Two weeks ago my girlfriend, Aubrey, and I headed out to the mountains to enjoy the fall colors and early snow. We had limited time, so we chose the easy, and thus popular, hike to Lake Ingalls. Knowing that most hikers are hesitant to camp in the snow, I suspected we would still be able to find some solitude by camping. Indeed, there were only a few groups in the basin, and it was easy to find a spot away from any other tent. The golden larches stood out beautifully against the snow, like burning flames, while the massive Mt Stewart looked over us. The snow cover helped damp out any sounds, and we had a peaceful afternoon away from civilization.
Just a few minutes before sunset, however, two loud hikers came down the pass, and decided that the only spot they were willing to pitch their tent was 50 feet from ours. Out of the nearly square mile of snowy terrain they could have chosen, that was going to be the spot. Even after I politely asked them if they wouldn’t mind settling down at a different site. I was reminded of my friend Guy Tal’s recent blog post about Vanishing Experiences. In his article, Guy wrote about the irony of encouraging folks to get out into the great outdoors, only to find his own experiences ruined by the lack of solitude. Although I agree with his conclusion that there are no solutions, I believe we can go a long way towards preserving these experiences if people make an effort to follow the unspoken ethics of wilderness camping.
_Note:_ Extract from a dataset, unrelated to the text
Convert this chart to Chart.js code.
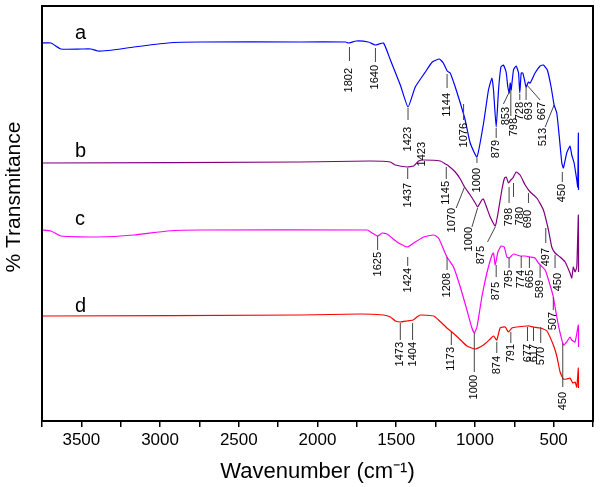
<!DOCTYPE html>
<html>
<head>
<meta charset="utf-8">
<script src="https://cdn.jsdelivr.net/npm/chart.js@4"></script>
<style>
  body { margin: 0; background: #fff; }
  canvas { display: block; }
</style>
</head>
<body>
<canvas id="ftirChart" width="600" height="487"></canvas>
<script>
// spectrum a (blue)
const waveA = [3750,3693,3630,3500,3439,3395,3300,3167,2951,2742,2108,1822,1803,1753,1677,1632,1581,1537,1474,1425,1379,1315,1271,1226,1201,1176,1157,1125,1093,1062,1030,987,945,914,892,882,865,850,835,819,802,791,782,776,770,755,738,723,715,706,696,685,675,660,649,618,586,565,540,516,497,480,464,448,438,417,396,385,370,353,347,343,342];
const transA = [378,378,372,372,372,370,371,374,378,379,379,379,378,380,379,376,378,361,336,314,334,349,359,362,358,350,348,334,318,301,278,264,298,331,343,331,294,331,354,356,349,334,328,338,331,351,355,348,328,348,348,341,334,339,338,348,355,356,351,334,316,308,284,258,253,268,275,266,258,241,234,288,231];

// spectrum b (purple)
const waveB = [3750,2108,1664,1537,1505,1431,1389,1358,1326,1220,1188,1167,1125,1093,1066,1030,998,983,956,946,924,903,871,850,829,812,801,787,772,759,738,713,681,649,607,565,533,512,491,459,427,396,385,375,364,353,343,342];
const transB = [258,259,260,259,256,254,255,260,261,260,257,255,249,242,234,226,218,214,221,222,213,204,195,211,231,243,244,238,241,243,249,246,236,229,223,211,191,174,168,164,159,148,143,154,149,154,206,149];

// spectrum c (magenta)
const waveC = [3750,3693,3630,3395,3167,2951,2742,1685,1653,1618,1590,1558,1495,1431,1389,1326,1262,1231,1178,1136,1093,1051,1019,1004,987,956,924,892,882,871,854,833,814,797,782,755,713,681,649,618,597,554,523,502,480,459,438,417,396,385,364,343,342];
const transC = [191,190,185,184,186,190,191,191,188,185,188,187,179,174,178,184,186,183,164,154,134,111,93,88,94,124,148,166,168,156,169,175,174,164,163,167,165,165,164,163,158,151,136,124,104,88,76,79,84,81,79,96,74];

// spectrum d (red)
const waveD = [3750,2108,1727,1580,1537,1505,1474,1431,1393,1368,1347,1262,1231,1178,1146,1104,1051,998,946,903,882,861,840,808,787,765,734,670,654,629,586,543,502,480,459,438,417,396,379,364,353,343,342];
const transD = [105,106,107,106,104,100,99,100,101,104,106,105,101,93,89,83,75,72,76,82,85,81,93,94,89,93,94,95,95,94,93,90,76,65,49,42,42,43,38,39,34,53,33];

const seriesNames = ["a", "b", "c", "d"];
const seriesColors = ["#0000ff", "#800080", "#ff00ff", "#ff0000"];
// where the a/b/c/d letters sit (wavenumber, transmittance)
const nameAt = [[3541, 382], [3541, 264], [3541, 196], [3541, 109]];

// peak labels: text, marker from (x1,y1) to (x2,y2), text at x, text top y
const peakLabels = [
  ["1802",1797,374,1797,360,1797,353],
  ["1640",1632,373,1632,359,1632,356],
  ["1423",1425,313,1425,301,1425,294],
  ["1144",1177,347,1177,333,1177,328],
  ["1076",1072,317,1072,301,1072,298],
  ["1000",987,263,987,258,987,253],
  ["879",865,293,865,283,865,281],
  ["853",782,329,819,317,801,314],
  ["798",772,331,772,305,755,303],
  ["728",715,327,715,321,713,319],
  ["693",675,334,675,321,654,319],
  ["667",670,336,586,321,575,319],
  ["513",497,316,554,294,565,293],
  ["450",445,249,445,239,445,237],
  ["1437",1427,253,1427,242,1427,238],
  ["1423",null,null,null,null,1336,279],
  ["1145",1182,254,1182,242,1182,240],
  ["1070",1066,234,1119,213,1146,213],
  ["1000",983,213,1019,194,1041,194],
  ["875",871,194,920,179,962,175],
  ["798",783,234,783,218,783,213],
  ["780",755,238,755,224,713,214],
  ["690",660,228,660,218,660,211],
  ["497",550,193,550,178,550,173],
  ["450",491,166,491,153,470,148],
  ["1625",1618,185,1618,171,1618,169],
  ["1424",1427,164,1427,155,1427,153],
  ["1208",1177,164,1177,151,1177,148],
  ["875",865,156,865,144,865,139],
  ["795",783,163,783,153,783,151],
  ["774",706,165,706,153,706,151],
  ["665",654,164,654,153,649,151],
  ["589",586,156,586,143,586,141],
  ["507",502,124,502,111,502,109],
  ["1473",1474,98,1474,81,1474,79],
  ["1404",1396,98,1396,81,1396,79],
  ["1173",1150,89,1150,76,1150,74],
  ["1000",1004,88,1004,49,1004,46],
  ["874",861,79,861,68,861,65],
  ["791",772,89,772,78,772,77],
  ["677",666,94,666,80,666,77],
  ["617",628,94,628,80,628,77],
  ["570",582,94,582,78,582,74],
  ["450",442,78,442,34,442,29]
];

const FONT = "'Liberation Sans', Arial, sans-serif";
const yTitle = "% Transmitance";

function toPoints(xs, ys) {
  return xs.map((x, i) => ({ x: x, y: ys[i] }));
}

const allWaves = [waveA, waveB, waveC, waveD];
const allTrans = [transA, transB, transC, transD];

const datasets = seriesNames.map((name, i) => ({
  label: name,
  data: toPoints(allWaves[i], allTrans[i]),
  borderColor: seriesColors[i],
  borderWidth: 1.2,
  pointRadius: 0,
  tension: 0.15,
  fill: false
}));

const overlay = {
  id: "overlay",
  afterDatasetsDraw(chart) {
    const { ctx, chartArea: area, scales: { x, y } } = chart;
    ctx.save();

    // frame round the plot
    ctx.strokeStyle = "#000";
    ctx.lineWidth = 2;
    ctx.strokeRect(area.left, area.top, area.right - area.left, area.bottom - area.top);

    // peak markers and numbers
    ctx.strokeStyle = "#444";
    ctx.lineWidth = 1;
    ctx.fillStyle = "#000";
    ctx.font = "11px " + FONT;
    peakLabels.forEach(p => {
      if (p[1] !== null) {
        ctx.beginPath();
        ctx.moveTo(x.getPixelForValue(p[1]), y.getPixelForValue(p[2]));
        ctx.lineTo(x.getPixelForValue(p[3]), y.getPixelForValue(p[4]));
        ctx.stroke();
      }
      ctx.save();
      ctx.translate(x.getPixelForValue(p[5]), y.getPixelForValue(p[6]));
      ctx.rotate(-Math.PI / 2);
      ctx.textAlign = "right";
      ctx.textBaseline = "middle";
      ctx.fillText(p[0], 0, 0);
      ctx.restore();
    });

    // curve letters
    ctx.font = "20px " + FONT;
    ctx.textAlign = "left";
    ctx.textBaseline = "alphabetic";
    seriesNames.forEach((n, i) => {
      ctx.fillText(n, x.getPixelForValue(nameAt[i][0]), y.getPixelForValue(nameAt[i][1]));
    });

    // y axis title, sits a bit above the plot middle
    ctx.save();
    ctx.font = "21px " + FONT;
    ctx.translate(14, 197);
    ctx.rotate(-Math.PI / 2);
    ctx.textAlign = "center";
    ctx.textBaseline = "middle";
    ctx.fillText(yTitle, 0, 0);
    ctx.restore();

    ctx.restore();
  }
};

let ctx = document.getElementById("ftirChart").getContext("2d");

let ftirChart = new Chart(ctx, {
  type: "line",
  data: { datasets: datasets },
  options: {
    responsive: false,
    animation: false,
    events: [],
    layout: { padding: { top: 6, right: 7, left: 0, bottom: 0 } },
    plugins: { legend: { display: false }, tooltip: { enabled: false } },
    scales: {
      x: {
        type: "linear",
        reverse: true,
        min: 250,
        max: 3750,
        afterFit: s => { s.height = 66; },
        ticks: {
          stepSize: 250,
          maxTicksLimit: 30,
          autoSkip: false,
          maxRotation: 0,
          padding: 3,
          color: "#000",
          font: { family: FONT, size: 17 },
          callback: v => (v % 500 === 0 ? String(v) : "")
        },
        grid: {
          drawOnChartArea: false,
          drawTicks: true,
          tickLength: 6,
          color: "#000",
          lineWidth: 1.5
        },
        border: { color: "#000", width: 2 },
        title: {
          display: true,
          text: "Wavenumber (cm\u207B\u00B9)",
          color: "#000",
          font: { family: FONT, size: 22 },
          padding: { top: 0, bottom: 2 }
        }
      },
      y: {
        min: 0,
        max: 415,
        afterFit: s => { s.width = 42; },
        ticks: { display: false },
        grid: { drawOnChartArea: false, drawTicks: false },
        border: { color: "#000", width: 2 },
        title: { display: false }
      }
    }
  },
  plugins: [overlay]
});
</script>
</body>
</html>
The backcountry is the only place we can get away from the hustle of modern society and experience a deeper connection with the world around us. Please, help preserve this opportunity for everyone by respecting people’s space in the outdoors. With out peace and quiet, wilderness loses its power.
In the end, we decided to pack up and move our tent to a new spot, and enjoyed a quiet night under the stars, followed by a glorious sunrise surrounded by golden larches and sparkling snow.